InitializeActionPairs

   ╭───────────────────────╮
▸▸─┤ InitializeActionPairs ├─▸◂
   ╰───────────────────────╯

InitializeActionPairs implements the Action. stem, which is the core of the finite state automaton implementing the full tokenizing phase. Simple tokens are examined in a window of two consecutive tokens, and a series of actions is activated by examining the classes of these tokens. For example, a BLANK adjacent to a COLON can always be ignored ("absorbed"), and so on.

InitializeCharacterCategories

   ╭───────────────────────────────╮
▸▸─┤ InitializeCharacterCategories ├─▸◂
   ╰───────────────────────────────╯

Each character in the "00"X.."FF"X range is assigned a character category, simbolized by a single character: digits ("0".."9") are assigned the category "digit" ("d"), letters ("a".."z" and "A".."Z", plus "_", "?", "!" and some other implementation-dependent characters) are assigned the "general_letter" ("l") category, and so on.

digit              = "d"
general_letter     = "l"
...
simple_symbol      = general_letter || digit
var_symbol_char    = simple_symbol  || "."
...
Call AssignCharacterCategory digit,              "0123456789"
Call AssignCharacterCategory general_letter,     "_!?ABCDEFGHIJKLMNOPQRSTUVWXYZabcdefghijklmnopqrstuvwxyz"
...

When we are about to tokenize a line L, we will use the TRANSLATE BIF to obtain a new string containing the character categories of each individual character in L.
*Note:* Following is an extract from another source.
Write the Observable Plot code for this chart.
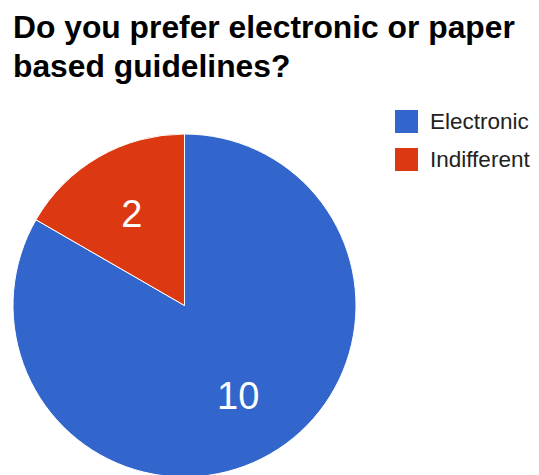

input_line           = 'id123.xyz = id123.xyz + 1'
character_categories = 'llddd.lll o llddd.lll o d'

This allows a very efficient determination of the token boundaries. For example, a run of "d" will identify a simple number, a run of "d" or "l" will identify a simple symbol, and so on. The fragment of code below shows how the tokenizer handles tokens that start with a letter; they can be either a simple variable, a stem variable, or a compound variable.

Call skipCharsUntilNot simple_symbol -- Skip all letters and digits

-- Neither a letter, a digit or a period? This is a simple symbol
If thisCharIsNotA( "." )             Then Return Token( VAR_SYMBOL, SIMPLE_VAR )
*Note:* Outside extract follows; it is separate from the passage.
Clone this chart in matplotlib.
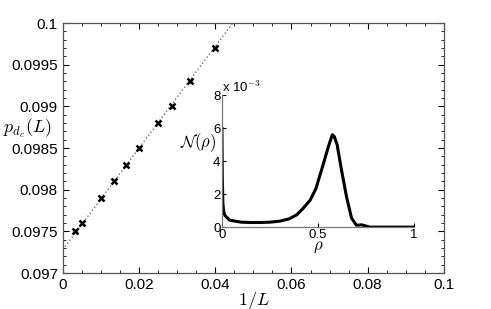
import matplotlib
matplotlib.use("Agg")
import matplotlib.pyplot as plt
from matplotlib.ticker import AutoMinorLocator

plt.rcParams["font.family"] = ["Liberation Sans", "DejaVu Sans"]
plt.rcParams["mathtext.fontset"] = "cm"

# main panel: finite-size estimates of the critical point
inv_L = [0.0033, 0.005, 0.01, 0.0133, 0.0167, 0.02, 0.025, 0.0286, 0.0333, 0.04]
p_dc = [0.0975, 0.0976, 0.0979, 0.0981, 0.0983, 0.0985, 0.0988, 0.0990, 0.0993, 0.0997]

# linear extrapolation (dotted line)
fit_x = [0.0, 0.046]
fit_intercept = 0.09728
fit_slope = 0.061

x_ticks = [0, 0.02, 0.04, 0.06, 0.08, 0.1]
x_labels = ["0", "0.02", "0.04", "0.06", "0.08", "0.1"]
y_ticks = [0.097, 0.0975, 0.098, 0.0985, 0.099, 0.0995, 0.1]
y_labels = ["0.097", "0.0975", "0.098", "0.0985", "0.099", "0.0995", "0.1"]

# inset: distribution N(rho), in units of 1e-3
rho = [0.0, 0.002, 0.005, 0.01, 0.016, 0.04, 0.1, 0.15, 0.2, 0.25, 0.3,
       0.35, 0.39, 0.42, 0.46, 0.49, 0.53, 0.555, 0.575, 0.585, 0.6, 0.623,
       0.649, 0.675, 0.7, 0.715, 0.727, 0.74, 0.77, 1.0]
n_rho = [6.0, 3.0, 1.4, 0.9, 0.7, 0.42, 0.3, 0.28, 0.28, 0.3, 0.36,
         0.5, 0.75, 1.1, 1.64, 2.35, 3.9, 4.9, 5.6, 5.5, 5.0, 3.45,
         1.84, 0.55, 0.12, 0.12, 0.14, 0.1, 0.0, 0.0]
inset_x_ticks = [0, 0.5, 1]
inset_x_labels = ["0", "0.5", "1"]
inset_y_ticks = [0, 2, 4, 6, 8]

fig = plt.figure(figsize=(4.91, 3.09), dpi=100)
ax = fig.add_axes([0.128, 0.1165, 0.776, 0.809])

fit_y = [fit_intercept + fit_slope * x for x in fit_x]
ax.plot(fit_x, fit_y, linestyle=(0, (1, 2)), color="#555555", linewidth=0.9)
ax.plot(inv_L, p_dc, "x", color="black", markersize=4.5, markeredgewidth=1.8)

ax.set_xticks(x_ticks)
ax.set_xticklabels(x_labels)
ax.set_yticks(y_ticks)
ax.set_yticklabels(y_labels)
ax.set_xlim(0, 0.1)
ax.set_ylim(0.097, 0.1)
ax.xaxis.set_minor_locator(AutoMinorLocator(4))
ax.yaxis.set_minor_locator(AutoMinorLocator(5))
ax.tick_params(which="both", direction="in", top=True, right=True, labelsize=11, colors="black")
ax.tick_params(which="major", length=4)
ax.tick_params(which="minor", length=2)
for s in ax.spines.values():
    s.set_color("#555555")
    s.set_linewidth(0.9)

ax.set_xlabel("$1/L$", fontsize=13, labelpad=-1)
ax.text(-0.092, 0.58, "$p_{d_c}(L)$", transform=ax.transAxes, fontsize=13,
        ha="center", va="center")

# inset
ins = fig.add_axes([0.452, 0.265, 0.391, 0.427])
ins.plot(rho, n_rho, color="black", linewidth=2.2)
ins.set_xticks(inset_x_ticks)
ins.set_xticklabels(inset_x_labels)
ins.set_yticks(inset_y_ticks)
ins.set_xlim(0, 1)
ins.set_ylim(0, 8)
ins.tick_params(direction="in", labelsize=9.5, length=3, pad=1)
ins.spines["top"].set_visible(False)
ins.spines["right"].set_visible(False)
for s in ["left", "bottom"]:
    ins.spines[s].set_color("#777777")
    ins.spines[s].set_linewidth(0.9)
ins.patch.set_alpha(0)
ins.set_xlabel(r"$\rho$", fontsize=12, labelpad=-1)
ins.text(-0.03, 0.64, r"$\mathcal{N}(\rho)$", transform=ins.transAxes, fontsize=12,
         ha="right", va="center")
ins.text(0.0, 1.0, r"x 10$^{-3}$", transform=ins.transAxes, fontsize=9.5,
         ha="left", va="bottom")

fig.savefig("out.png", dpi=100)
-- That was a period. Skip it
Call nextChar

-- End of symbol? This is a stem
If thisCharIsNotA( var_symbol_char ) Then Return Token( VAR_SYMBOL, STEM_VAR )

-- If there is any stuff after the period, that's a compound symbol
Call skipCharsUntilNot var_symbol_char

Return Token( VAR_SYMBOL, COMPOUND_VAR )

InitializeClasses

   ╭───────────────────╮
▸▸─┤ InitializeClasses ├─▸◂
   ╰───────────────────╯

This method scans the tokenClasses vector and assigns the values of the corresponding constants. It also creates some useful compound values, like STRING_OR_SYMBOL, or CLAUSE.

InitializeDirectives

   ╭──────────────────────╮
▸▸─┤ InitializeDirectives ├─▸◂
   ╰──────────────────────╯

This method creates a stem that will be used to discriminate if a symbol is a valid directive name or not.

InitializeKeywordInstructions

   ╭───────────────────────────────╮
▸▸─┤ InitializeKeywordInstructions ├─▸◂
   ╰───────────────────────────────╯

The InitializeKeywordInstructions method creates the keywordInstruction. stem, which allows us to determine whether a certain SIMPLE_VAR VAR_SYMBOL is a candidate to start a KEYWORD_INSTRUCTION or not. The stem is customized for the ooRexx, Regina and ANSI cases.

InitializeOperatorTable

   ╭─────────────────────────╮
▸▸─┤ InitializeOperatorTable ├─▸◂
   ╰─────────────────────────╯

The InitializeOperatorTable method creates the operator_subclass. stem. This stem allows us to discriminate which operator character combinations constitute valid Rexx operators, and which is its corresponding syntactic category (ADDITIVE_OPERATOR, LOGICAL_OPERATOR, etc.) that should be assigned to those operators.

InitializeSimpleTokenizer

   ╭───────────────────────────╮
▸▸─┤ InitializeSimpleTokenizer ├─▸◂
   ╰───────────────────────────╯

The InitializeSimpleTokenizer method initializes a series of variables that will hold the context when tokenizing a ::RESOURCE directive.

InitializeStringSuffixes

   ╭──────────────────────────╮
▸▸─┤ InitializeStringSuffixes ├─▸◂
   ╰──────────────────────────╯

The InitializeStringSuffixes method builds a stem that maps string suffixes (i.e., "X", "B", "Y", "P", "T" and "U") to their corresponding tokenClasses.

InitializeTokenizer

   ╭──────────────────────╮
▸▸─┤ InitializeTokenizer  ├─▸◂
   ╰──────────────────────╯

The InitializeTokenizer method sets a number of variables to track the special context for THEN clauses, the special token supplied at begin-of-source, and the extra buffer used when we are forced, in the full tokenizer, to insert certain symbols, for example, a semicolon after a label, or a THEN, ELSE or OTHERWISE clauses.